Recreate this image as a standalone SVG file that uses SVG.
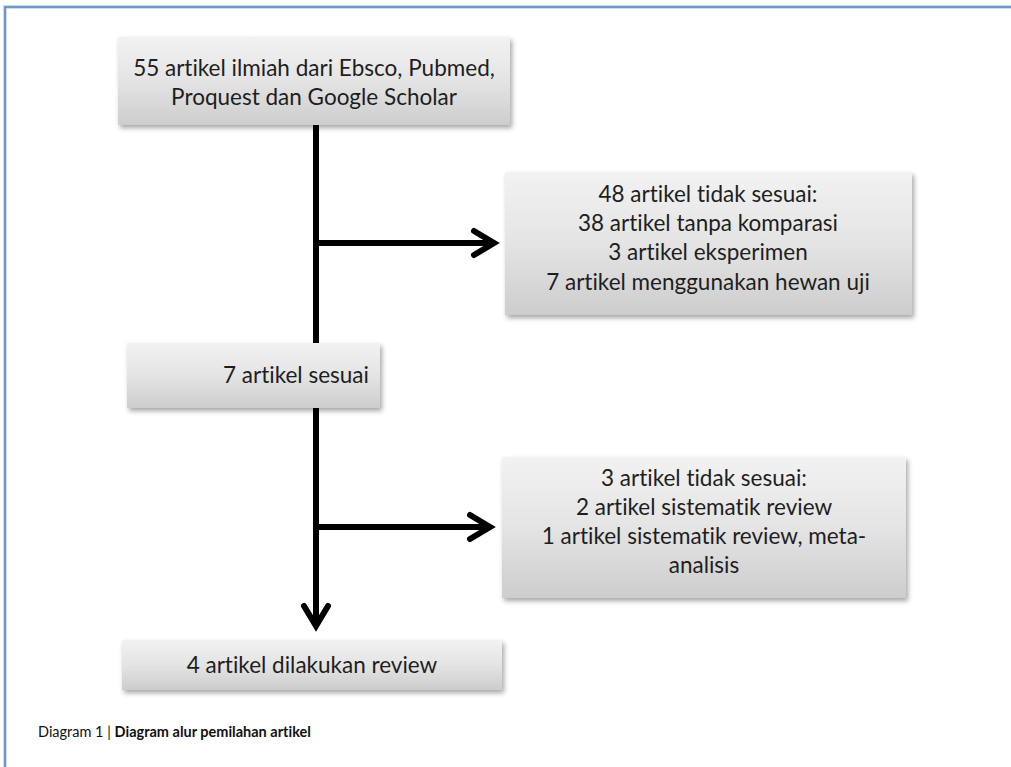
<svg xmlns="http://www.w3.org/2000/svg" width="1011" height="767" viewBox="0 0 1011 767">
  <defs>
    <linearGradient id="boxfill" x1="0" y1="0" x2="0" y2="1">
      <stop offset="0" stop-color="#f2f2f2"/>
      <stop offset="0.5" stop-color="#e4e4e4"/>
      <stop offset="1" stop-color="#cdcdcd"/>
    </linearGradient>
    <filter id="shadow" x="-5%" y="-10%" width="112%" height="130%">
      <feDropShadow dx="2" dy="3" stdDeviation="2.5" flood-color="#000" flood-opacity="0.35"/>
    </filter>
    <style>
      .box { fill: url(#boxfill); filter: url(#shadow); }
      .lbl { font-family: Lato, "Liberation Sans", sans-serif; font-size: 22.5px; fill: #1e1e1e; text-anchor: middle; font-variant-ligatures: none; font-feature-settings: "liga" 0, "clig" 0; }
      .conn { stroke: #000; stroke-width: 6; fill: none; }
      .head { stroke: #000; stroke-width: 6; fill: none; stroke-linecap: round; stroke-linejoin: miter; }
      .cap { font-family: Lato, "Liberation Sans", sans-serif; font-size: 14.5px; fill: #111; font-variant-ligatures: none; font-feature-settings: "liga" 0, "clig" 0; }
    </style>
  </defs>
  <rect width="1011" height="767" fill="#fff"/>
  <g id="frame">
    <path d="M5,767 V7 H1011" fill="none" stroke="#c9dcf0" stroke-width="4"/>
    <path d="M5,767 V7 H1011" fill="none" stroke="#4f81bd" stroke-width="1.5"/>
  </g>

  <g id="connectors">
    <line class="conn" x1="316" y1="125" x2="316" y2="343"/>
    <line class="conn" x1="316" y1="243" x2="494" y2="243"/>
    <polyline class="head" points="474,231 494,243 474,255"/>
    <line class="conn" x1="316" y1="408" x2="316" y2="626"/>
    <polyline class="head" points="304,606 316,626 328,606"/>
    <line class="conn" x1="316" y1="527" x2="490" y2="527"/>
    <polyline class="head" points="470,515 490,527 470,539"/>
  </g>

  <g id="node-source">
    <rect class="box" x="118" y="37" width="392" height="88"/>
    <text class="lbl" x="314" y="76">55 artikel ilmiah dari Ebsco, Pubmed,</text>
    <text class="lbl" x="314" y="105">Proquest dan Google Scholar</text>
  </g>

  <g id="node-excluded-1">
    <rect class="box" x="505" y="172" width="407" height="143"/>
    <text class="lbl" x="708" y="202">48 artikel tidak sesuai:</text>
    <text class="lbl" x="708" y="231">38 artikel tanpa komparasi</text>
    <text class="lbl" x="708" y="260">3 artikel eksperimen</text>
    <text class="lbl" x="708" y="290">7 artikel menggunakan hewan uji</text>
  </g>

  <g id="node-eligible">
    <rect class="box" x="127" y="343" width="253" height="65"/>
    <text class="lbl" x="296" y="383">7 artikel sesuai</text>
  </g>

  <g id="node-excluded-2">
    <rect class="box" x="502" y="457" width="404" height="141"/>
    <text class="lbl" x="704" y="486">3 artikel tidak sesuai:</text>
    <text class="lbl" x="704" y="515">2 artikel sistematik review</text>
    <text class="lbl" x="704" y="544">1 artikel sistematik review, meta-</text>
    <text class="lbl" x="704" y="573">analisis</text>
  </g>

  <g id="node-reviewed">
    <rect class="box" x="122" y="640" width="380" height="50"/>
    <text class="lbl" x="312" y="673">4 artikel dilakukan review</text>
  </g>

  <g id="caption">
    <text class="cap" x="38" y="737">Diagram 1 | <tspan font-weight="bold">Diagram alur pemilahan artikel</tspan></text>
  </g>
</svg>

* _Exercise prompt_
Transcribe the material exactly, and leave out whatever pictures it holds.

* _Finished exercise_
Recreate this image as a standalone SVG file that uses SVG.
<svg xmlns="http://www.w3.org/2000/svg" width="1011" height="767" viewBox="0 0 1011 767">
  <defs>
    <linearGradient id="boxfill" x1="0" y1="0" x2="0" y2="1">
      <stop offset="0" stop-color="#f2f2f2"/>
      <stop offset="0.5" stop-color="#e4e4e4"/>
      <stop offset="1" stop-color="#cdcdcd"/>
    </linearGradient>
    <filter id="shadow" x="-5%" y="-10%" width="112%" height="130%">
      <feDropShadow dx="2" dy="3" stdDeviation="2.5" flood-color="#000" flood-opacity="0.35"/>
    </filter>
    <style>
      .box { fill: url(#boxfill); filter: url(#shadow); }
      .lbl { font-family: Lato, "Liberation Sans", sans-serif; font-size: 22.5px; fill: #1e1e1e; text-anchor: middle; font-variant-ligatures: none; font-feature-settings: "liga" 0, "clig" 0; }
      .conn { stroke: #000; stroke-width: 6; fill: none; }
      .head { stroke: #000; stroke-width: 6; fill: none; stroke-linecap: round; stroke-linejoin: miter; }
      .cap { font-family: Lato, "Liberation Sans", sans-serif; font-size: 14.5px; fill: #111; font-variant-ligatures: none; font-feature-settings: "liga" 0, "clig" 0; }
    </style>
  </defs>
  <rect width="1011" height="767" fill="#fff"/>
  <g id="frame">
    <path d="M5,767 V7 H1011" fill="none" stroke="#c9dcf0" stroke-width="4"/>
    <path d="M5,767 V7 H1011" fill="none" stroke="#4f81bd" stroke-width="1.5"/>
  </g>

  <g id="connectors">
    <line class="conn" x1="316" y1="125" x2="316" y2="343"/>
    <line class="conn" x1="316" y1="243" x2="494" y2="243"/>
    <polyline class="head" points="474,231 494,243 474,255"/>
    <line class="conn" x1="316" y1="408" x2="316" y2="626"/>
    <polyline class="head" points="304,606 316,626 328,606"/>
    <line class="conn" x1="316" y1="527" x2="490" y2="527"/>
    <polyline class="head" points="470,515 490,527 470,539"/>
  </g>

  <g id="node-source">
    <rect class="box" x="118" y="37" width="392" height="88"/>
    <text class="lbl" x="314" y="76">55 artikel ilmiah dari Ebsco, Pubmed,</text>
    <text class="lbl" x="314" y="105">Proquest dan Google Scholar</text>
  </g>

  <g id="node-excluded-1">
    <rect class="box" x="505" y="172" width="407" height="143"/>
    <text class="lbl" x="708" y="202">48 artikel tidak sesuai:</text>
    <text class="lbl" x="708" y="231">38 artikel tanpa komparasi</text>
    <text class="lbl" x="708" y="260">3 artikel eksperimen</text>
    <text class="lbl" x="708" y="290">7 artikel menggunakan hewan uji</text>
  </g>

  <g id="node-eligible">
    <rect class="box" x="127" y="343" width="253" height="65"/>
    <text class="lbl" x="296" y="383">7 artikel sesuai</text>
  </g>

  <g id="node-excluded-2">
    <rect class="box" x="502" y="457" width="404" height="141"/>
    <text class="lbl" x="704" y="486">3 artikel tidak sesuai:</text>
    <text class="lbl" x="704" y="515">2 artikel sistematik review</text>
    <text class="lbl" x="704" y="544">1 artikel sistematik review, meta-</text>
    <text class="lbl" x="704" y="573">analisis</text>
  </g>

  <g id="node-reviewed">
    <rect class="box" x="122" y="640" width="380" height="50"/>
    <text class="lbl" x="312" y="673">4 artikel dilakukan review</text>
  </g>

  <g id="caption">
    <text class="cap" x="38" y="737">Diagram 1 | <tspan font-weight="bold">Diagram alur pemilahan artikel</tspan></text>
  </g>
</svg>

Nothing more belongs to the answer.